February 16, 2009 / 5:48 PM / 10 years ago

Agree to differ over women bishops - Anglican leader

LONDON (Reuters) - Church of England members who disagree on whether women bishops should be ordained must find a way to co-exist because neither group “will go away”, the Archbishop of Canterbury Rowan Williams said on Tuesday.

Some members may join another church, but many wanted to remain and the Anglican Church must find a way to accommodate them, he added.

Speaking at the General Synod meeting in London, the Church’s spiritual head said traditionalists and liberals recognised they had to tackle the issue.

“We may have imperfect communion, but we unmistakeably want to find a way of holding on to what we have and ‘intensifying’ it,” he said.

Anglicans in Canada, the United States and New Zealand already have women bishops.

One in six of England’s parish priests is a woman and more than a decade after they were first ordained, liberals say it is insulting not to admit them to positions of power.

Traditionalists say that, as Jesus Christ’s apostles were all men, there is no precedent for women bishops.

The archbishop said traditionalists and liberals shared a belief in the scripture, whatever the diversity of interpretation, and should “recognise that the other person or community or tradition is not simply going to go away”.

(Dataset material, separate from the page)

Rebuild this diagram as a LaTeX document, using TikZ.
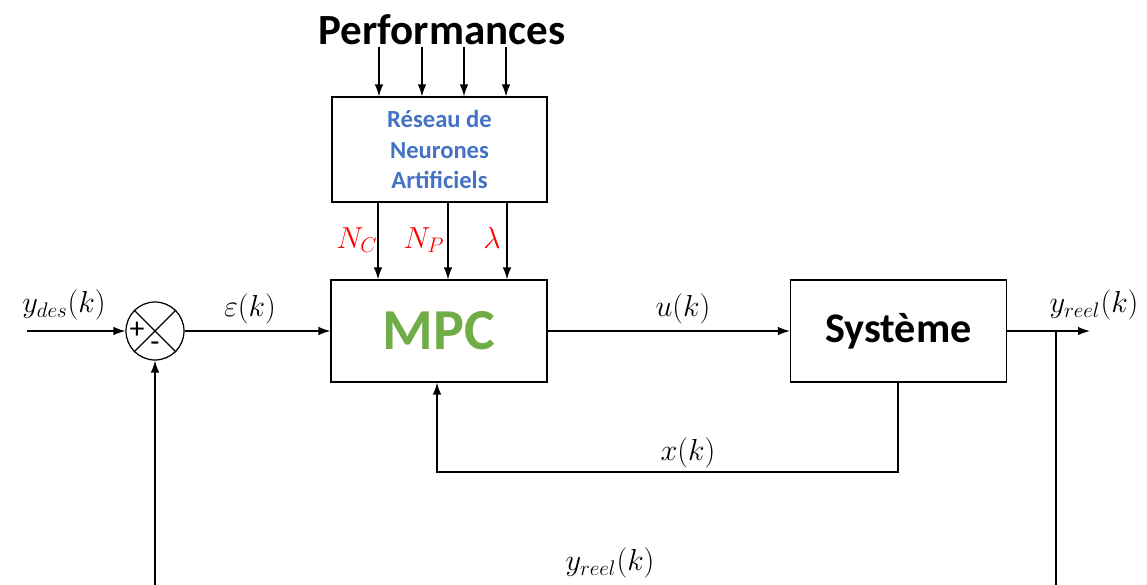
\documentclass[tikz,border=0pt]{standalone}
\usepackage{fontspec}
\setmainfont{Carlito}
\usetikzlibrary{arrows.meta, positioning, calc}
\definecolor{cblue}{HTML}{4472C4}
\definecolor{cgreen}{HTML}{70AD47}
\definecolor{cred}{HTML}{FF0000}
\tikzset{
  every picture/.style={line width=0.7pt},
  box/.style={draw, minimum width=4.32cm, minimum height=2.04cm, inner sep=0pt, align=center},
  arrow/.style={-{Latex[length=2.4mm, width=1.7mm]}},
  lbl/.style={font=\fontsize{17}{20}\selectfont, inner sep=1pt},
  param/.style={lbl, text=cred},
  sign/.style={font=\fontsize{17}{17}\selectfont, inner sep=0pt},
}
\begin{document}
\begin{tikzpicture}[x=0.02cm, y=-0.02cm]
  \useasboundingbox (0,0) rectangle (1147,585);
  % blocks
  \node[box] (mpc) at (439,331) {\fontsize{33}{36}\selectfont\bfseries\color{cgreen}MPC};
  \node[box] (sys) at (898.5,331) {\fontsize{24}{28}\selectfont\bfseries Système};
  \node[box, minimum width=4.3cm, minimum height=2.1cm, font=\fontsize{14}{17.6}\selectfont\bfseries, text=cblue] (rna) at (439.5,149.5) {Réseau de\\Neurones\\Artificiels};
  \node[font=\fontsize{24.5}{28}\selectfont\bfseries] (perf) at (442,30) {Performances};
  \node[draw, circle, minimum size=1.16cm, inner sep=0pt] (sum) at (155,331) {};
  \draw (sum.north west) -- (sum.south east) (sum.north east) -- (sum.south west);
  \node[sign] at ($(sum.center)+(-18,-1)$) {+};
  \node[sign] at ($(sum.center)+(0,16)$) {-};

  % performances -> reseau
  \foreach \x in {379,422,464,506}
    \draw[arrow] (\x,47) -- (\x,0 |- rna.north);
  % reseau -> mpc
  \foreach \x/\n in {378/nc,448/np,507/la} {
    \coordinate (\n) at (\x,0 |- rna.south);
    \draw[arrow] (\n) -- (\n |- mpc.north);
  }
  \node[param] at (357,240) {$N_C$};
  \node[param] at (424,240) {$N_P$};
  \node[param] at (492,238) {$\lambda$};

  % main chain
  \coordinate (in) at (27,331);
  \draw[arrow] (in) -- (sum.west);
  \node[lbl] at (64,305) {$y_{des}(k)$};
  \draw[arrow] (sum.east) -- (mpc.west);
  \node[lbl] at (250,309) {$\varepsilon(k)$};
  \draw[arrow] (mpc.east) -- (sys.west);
  \node[lbl] at (683,309) {$u(k)$};
  \coordinate (out) at (1090,331);
  \draw[arrow] (sys.east) -- (out);
  \node[lbl] at (1094,305) {$y_{reel}(k)$};

  % state feedback
  \coordinate (xs) at (898,0 |- sys.south);
  \coordinate (xm) at (437,0 |- mpc.south);
  \draw[arrow] (xs) -- (898,472) -- (437,472) -- (xm);
  \node[lbl] at (688,453) {$x(k)$};

  % output feedback
  \coordinate (br) at (1056,331);
  \coordinate (fbr) at (1056,585);
  \coordinate (fbl) at (155,585);
  \draw (br) -- (fbr);
  \draw[arrow] (fbl) -- (sum.south);
  \node[lbl] at (610,563) {$y_{reel}(k)$};
\end{tikzpicture}
\end{document}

“They are not just going to be defeated and silenced,” he added. “Some of course may in one sense ‘go away’ to another Christian communion; but even then they will still be there as fellow-Christians, fellow missioners and fellow disciples, and the debate will not be over just because one local jurisdiction has made a decision.

“But many do not want to go away in that sense at all. They want to be part of the same family still. And this means that some dreams of purity and clarity are not going to be realised.”

The archbishop offered hope of accommodation by saying both groups had “to some extent turned their backs on the fantasy of a Church that is ‘pure’ in their own terms, in favour of a Church that is honest about its diversity — even when that diversity seems at first embarrassing and unwelcome”.

It was the job of the synod to consider: “What is the form of legislation best adapted to the good of the Church as a body where the others do not simply go away and become invisible?”

He added: “Not all will agree, I know, but my own hope is that we may yet be able to offer the rest of the Communion some possibilities for coexistence if we could get this right.”